In the Throat 12.5/15
The exit features more of the maple-like sweetness followed by a stronger impression of cinnamon and fading impressions of ginger and coriander. The mouth and throat are heated by spice, yet at the same time they feel a coolness which continues to provide me an impression of menthol.
The Afterburn 8/10
Revel Stoke Spiced is a fun whisky to have on the bar shelf. It is perhaps a bit sweeter than other spiced whiskies; but the balance between the sweet, and the spice actually works out quite well. Something that I appreciated was that I appeared to be tasting a nice smooth whisky underneath it all.
This spiced whisky can be enjoyed as a sipper, although it seemed to me to be begging to be mixed with ginger-ale (see recipe below).
You may read some of my other Liqueur and Favoured Spirit Reviews (click the link) if you wish to have some comparative reviews.
2 oz Revel Stoke Spiced Whisky
1/2 oz Drambuie
3 drops Angostura Bitters
Build over Ice in a Rocks Glass
Add 3 drops of Angostura Bitters
Complete with Ginger-ale
Garnish with fresh Lemon
Note: If you are interested in more of my original cocktail recipes, please click this link (Cocktails and Recipes) for more of my mixed drink recipes!
As always you may interpret the scores I provide as follows.
0-25 A spirit with a rating this low would actually kill you.
26-49 Depending upon your fortitude you might actually survive this.

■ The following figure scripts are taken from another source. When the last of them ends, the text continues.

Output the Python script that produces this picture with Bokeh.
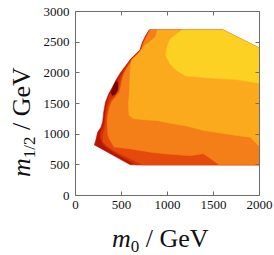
from bokeh.plotting import figure
from bokeh.models import LinearAxis, Range1d, Div, CustomLabelingPolicy
from bokeh.layouts import row, column
from bokeh.embed import file_html
from bokeh.resources import INLINE

# axis ticks
x_ticks = [0, 500, 1000, 1500, 2000]
y_ticks = [0, 500, 1000, 1500, 2000, 2500, 3000]

# contour bands (m0, m1/2 in GeV), painted from outermost to innermost
outer_m0 = [800, 1600, 2000, 2000, 595, 205, 220, 240, 275, 295, 305, 325, 360, 400, 435, 490, 545, 600, 635, 700, 710, 725, 760]
outer_m12 = [2700, 2700, 2400, 500, 500, 825, 900, 1030, 1110, 1200, 1350, 1520, 1655, 1765, 1870, 2005, 2115, 2225, 2280, 2370, 2420, 2490, 2600]

red_m0 = [805, 1600, 2000, 2000, 660, 420, 300, 265, 272, 298, 314, 322, 342, 376, 420, 458, 505, 558, 606, 642, 703, 714, 730, 766]
red_m12 = [2700, 2700, 2400, 500, 500, 700, 830, 950, 1030, 1110, 1200, 1350, 1520, 1655, 1765, 1870, 2005, 2120, 2228, 2280, 2370, 2420, 2490, 2600]

dark_m0 = [385, 415, 445, 462, 460, 435, 400]
dark_m12 = [1680, 1790, 1865, 1840, 1730, 1650, 1630]

redorange_m0 = [730, 2000, 2000, 1600, 808, 770, 732, 716, 690, 645, 605, 560, 520, 495, 478, 465, 425, 385, 352, 334, 326, 312, 296, 300, 360, 480]
redorange_m12 = [500, 500, 2400, 2700, 2700, 2600, 2480, 2400, 2330, 2270, 2200, 2100, 2000, 1900, 1800, 1700, 1620, 1560, 1450, 1300, 1150, 1060, 960, 870, 780, 680]

orange_m0 = [1560, 2000, 2000, 1600, 812, 776, 738, 722, 684, 644, 594, 548, 518, 502, 490, 475, 432, 392, 366, 350, 345, 350, 366, 420, 600, 815, 1000, 1250, 1390, 1450]
orange_m12 = [500, 500, 2400, 2700, 2700, 2600, 2480, 2400, 2310, 2250, 2160, 2050, 1950, 1850, 1760, 1680, 1600, 1530, 1420, 1300, 1200, 1000, 920, 790, 760, 705, 675, 650, 680, 620]

oryellow_m0 = [2000, 2000, 1600, 890, 870, 800, 745, 712, 652, 612, 597, 591, 586, 576, 580, 630, 890, 1030, 1194, 1394, 1756, 1900]
oryellow_m12 = [800, 2400, 2700, 2700, 2590, 2500, 2440, 2360, 2270, 2215, 2100, 1900, 1700, 1500, 1310, 1250, 1220, 1177, 1136, 1058, 977, 950]

yellow_m0 = [1158, 1600, 2000, 2000, 1750, 1500, 1200, 1100, 1030, 980, 1000, 1030]
yellow_m12 = [2700, 2700, 2400, 1830, 1890, 1910, 1950, 2040, 2140, 2280, 2450, 2550]

band_colors = ["#B61702", "#D2300A", "#760404", "#E5490C", "#F47E17", "#FBAA1E", "#FDD024"]

p = figure(frame_width=184, frame_height=184,
           min_border_left=35, min_border_right=15, min_border_top=9, min_border_bottom=25,
           x_range=Range1d(0, 2000), y_range=Range1d(0, 3000),
           output_backend="svg", toolbar_location=None)
p.outline_line_color = None
p.xgrid.visible = False
p.ygrid.visible = False
p.background_fill_color = "white"
p.border_fill_color = "white"

p.patches([outer_m0, red_m0, dark_m0, redorange_m0, orange_m0, oryellow_m0, yellow_m0],
          [outer_m12, red_m12, dark_m12, redorange_m12, orange_m12, oryellow_m12, yellow_m12],
          fill_color=band_colors, line_color=band_colors, line_width=0.5)

frame_col = "#6E6E6E"
font = "Liberation Serif"

no_labels = CustomLabelingPolicy(code="""
try { return new indices.constructor(indices.size, 0) } catch (e) { return indices }
""")
p.add_layout(LinearAxis(major_label_policy=no_labels), "above")
p.add_layout(LinearAxis(major_label_policy=no_labels), "right")
for ax in p.axis:
    ax.axis_line_color = frame_col
    ax.major_tick_line_color = frame_col
    ax.minor_tick_line_color = frame_col
    ax.major_tick_in = 4
    ax.major_tick_out = 0
    ax.minor_tick_in = 2
    ax.minor_tick_out = 0
    ax.major_label_text_font = font
    ax.major_label_text_font_size = "13px"
    ax.major_label_text_color = "#111111"
for ax in p.xaxis:
    ax.ticker = x_ticks
    ax.ticker.num_minor_ticks = 5
for ax in p.yaxis:
    ax.ticker = y_ticks
    ax.ticker.num_minor_ticks = 5
p.xaxis[0].major_label_standoff = 6
p.yaxis[0].major_label_standoff = 6
for ax in (p.above[0], p.right[0]):
    ax.major_label_standoff = 0

# axis labels: m_{1/2} / GeV (rotated) and m_0 / GeV
txt = "font-family:'Liberation Serif'; font-size:26px; line-height:30px; color:#111111; white-space:nowrap;"
sub = "font-size:17px; position:relative; top:5px;"
ylab = Div(text=f'<div style="{txt} margin:177px 0 0 7px; width:max-content; transform:rotate(-90deg); transform-origin:0 0;">'
                f'<i>m</i><span style="{sub}">1/2</span> / GeV</div>',
           width=40, height=255, margin=0)
xlab = Div(text=f'<div style="{txt} margin:4px 0 0 72px;"><i>m</i><span style="{sub}">0</span> / GeV</div>',
           width=234, height=37, margin=0)

layout = row(ylab, column(p, xlab, spacing=0), spacing=0)

open("out.html", "w").write(file_html(layout, INLINE))
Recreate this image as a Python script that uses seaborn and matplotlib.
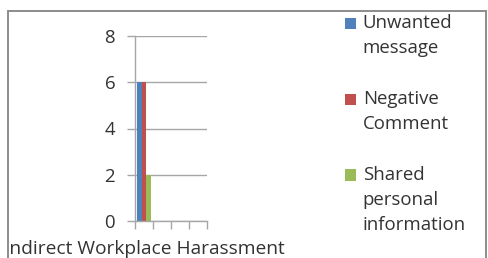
import matplotlib
matplotlib.use('Agg')
import matplotlib.pyplot as plt
import matplotlib.patches as mpatches
from matplotlib.legend_handler import HandlerPatch
import pandas as pd
import seaborn as sns

# data
categories = ['Indirect Workplace Harassment']
series = ['Unwanted\nmessage', 'Negative\nComment', 'Shared\npersonal\ninformation']
values = [6, 6, 2]
colors = ['#4F81BD', '#C0504D', '#9BBB59']
yticks = [0, 2, 4, 6, 8]

df = pd.DataFrame({
    'category': categories * len(series),
    'series': series,
    'value': values,
})

sns.set_style('white')
plt.rcParams['font.family'] = ['Open Sans', 'DejaVu Sans']
FS = 13.4
TXT = '#333333'
GRID = '#a6a6a6'

fig = plt.figure(figsize=(4.88, 2.58), dpi=100)
ax = fig.add_axes([135 / 488, 1 - 221 / 258, 72 / 488, 185 / 258])

sns.barplot(data=df, x='category', y='value', hue='series', palette=colors,
            width=0.75, saturation=1, linewidth=0, ax=ax, legend=False)

ax.set_xlim(-0.5, 3.5)
ax.set_xticks([0])
ax.set_xticklabels(categories)
ax.set_xticks([-0.5, 0.5, 1.5, 2.5, 3.5], minor=True)
ax.tick_params(axis='x', which='major', length=0, pad=14, labelsize=13.8, labelcolor=TXT)
ax.tick_params(axis='x', which='minor', length=5.5, width=1, color=GRID, direction='out', bottom=True)
ax.set_ylim(0, 8)
ax.set_yticks(yticks)
ax.tick_params(axis='y', length=5.8, width=1, color=GRID, direction='out', left=True,
               pad=8.5, labelsize=FS, labelcolor=TXT)
ax.grid(axis='y', color=GRID, linewidth=1)
ax.set_axisbelow(True)
ax.set_xlabel('')
ax.set_ylabel('')
for s in ['top', 'right']:
    ax.spines[s].set_visible(False)
for s in ['left', 'bottom']:
    ax.spines[s].set_color(GRID)
    ax.spines[s].set_linewidth(1)

# outer chart frame
frame = mpatches.Rectangle((7.5 / 488, -0.1), 478 / 488, 1.1 - 10.5 / 258,
                           transform=fig.transFigure, fill=False,
                           edgecolor='#8c8c8c', linewidth=1.4)
fig.add_artist(frame)
for lbl in ax.get_xticklabels():
    lbl.set_clip_on(True)
    lbl.set_clip_path(frame)


class TopPatch(HandlerPatch):
    # put the colour square next to the first line of the label
    def create_artists(self, legend, orig_handle, xdescent, ydescent,
                       width, height, fontsize, trans):
        n = orig_handle.get_label().count('\n')
        shift = n * 0.5 * 1.36 * fontsize
        p = mpatches.Rectangle((-xdescent, -ydescent + shift), width, height,
                               facecolor=orig_handle.get_facecolor(), lw=0,
                               transform=trans)
        return [p]


handles = [mpatches.Patch(facecolor=c, label=l) for c, l in zip(colors, series)]
leg = fig.legend(handles=handles, labels=series, loc='upper left',
                 bbox_to_anchor=(345 / 488, 1 - 14 / 258), frameon=False,
                 handler_map={mpatches.Patch: TopPatch()},
                 handlelength=0.6, handleheight=0.55, handletextpad=0.35,
                 labelspacing=1.75, borderpad=0, borderaxespad=0,
                 prop={'size': FS})
for t in leg.get_texts():
    t.set_color(TXT)
    t.set_linespacing(1.52)

fig.savefig('out.png', dpi=100)
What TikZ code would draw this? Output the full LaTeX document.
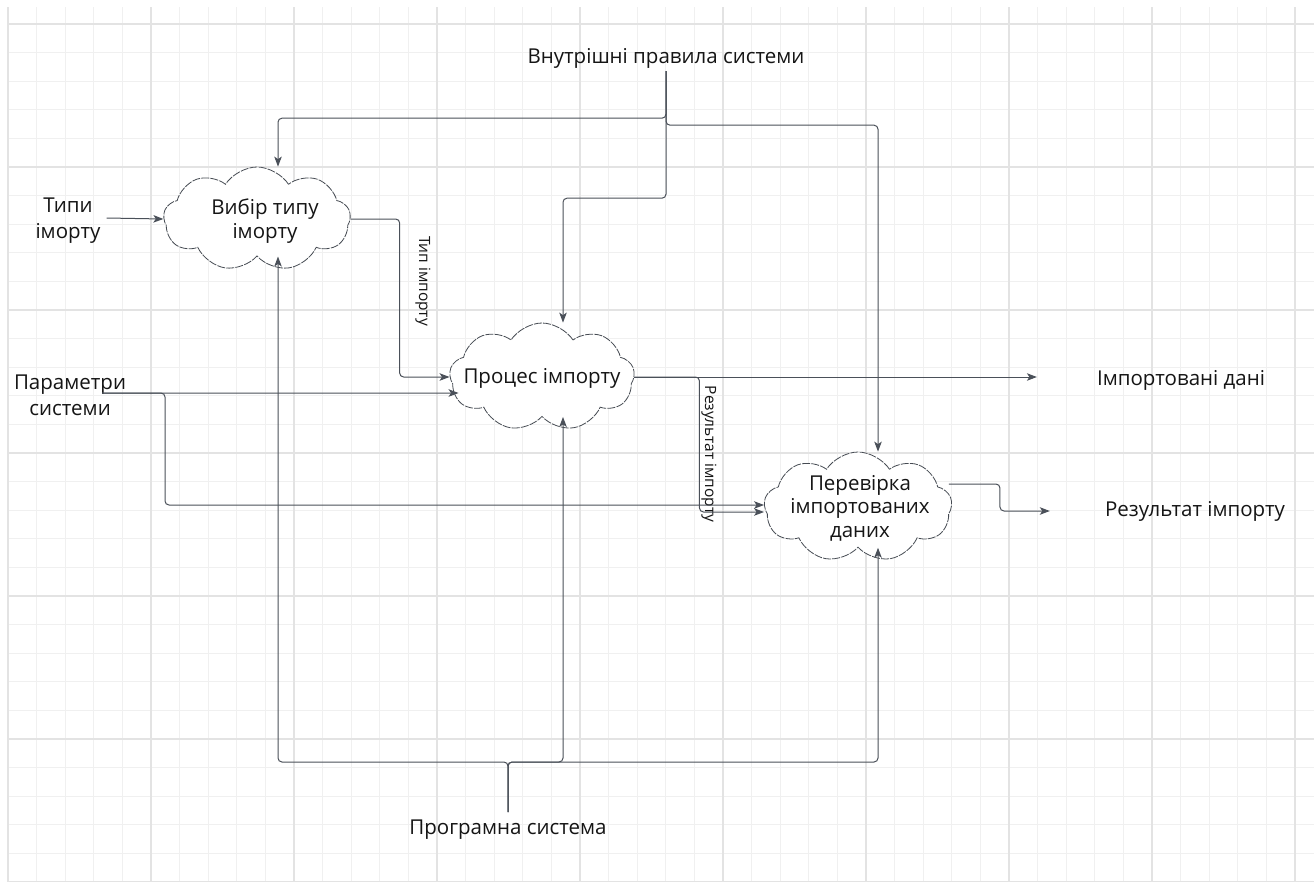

50 -59 You are safe to drink this…but you shouldn’t.
60-69 Substandard swill which you may offer to people you do not want to see again.
70-74 Now we have a fair mixing rum or whisky. Accept this but make sure it is mixed into a cocktail.
75-79 You may begin to serve this to friends, again probably still cocktail territory.
80-84 We begin to enjoy this spirit neat or on the rocks. (I will still primarily mix cocktails)
85-89 Excellent for sipping or for mixing!
90-94 Definitely a primary sipping spirit, in fact you may want to hoard this for yourself.
95-97.5 The Cream of the Crop
98+ I haven’t met this bottle yet…but I want to.
Very loosely we may put my scores into terms that you may be more familiar with on a Gold, Silver, and Bronze medal scale as follows:
70 – 79.5 Bronze Medal (Recommended only as a mixer)
80 – 89.5 Silver Medal (Recommended for sipping and or a high quality mixer)
90 – 95 Gold Medal (Highly recommended for sipping and for sublime cocktails.)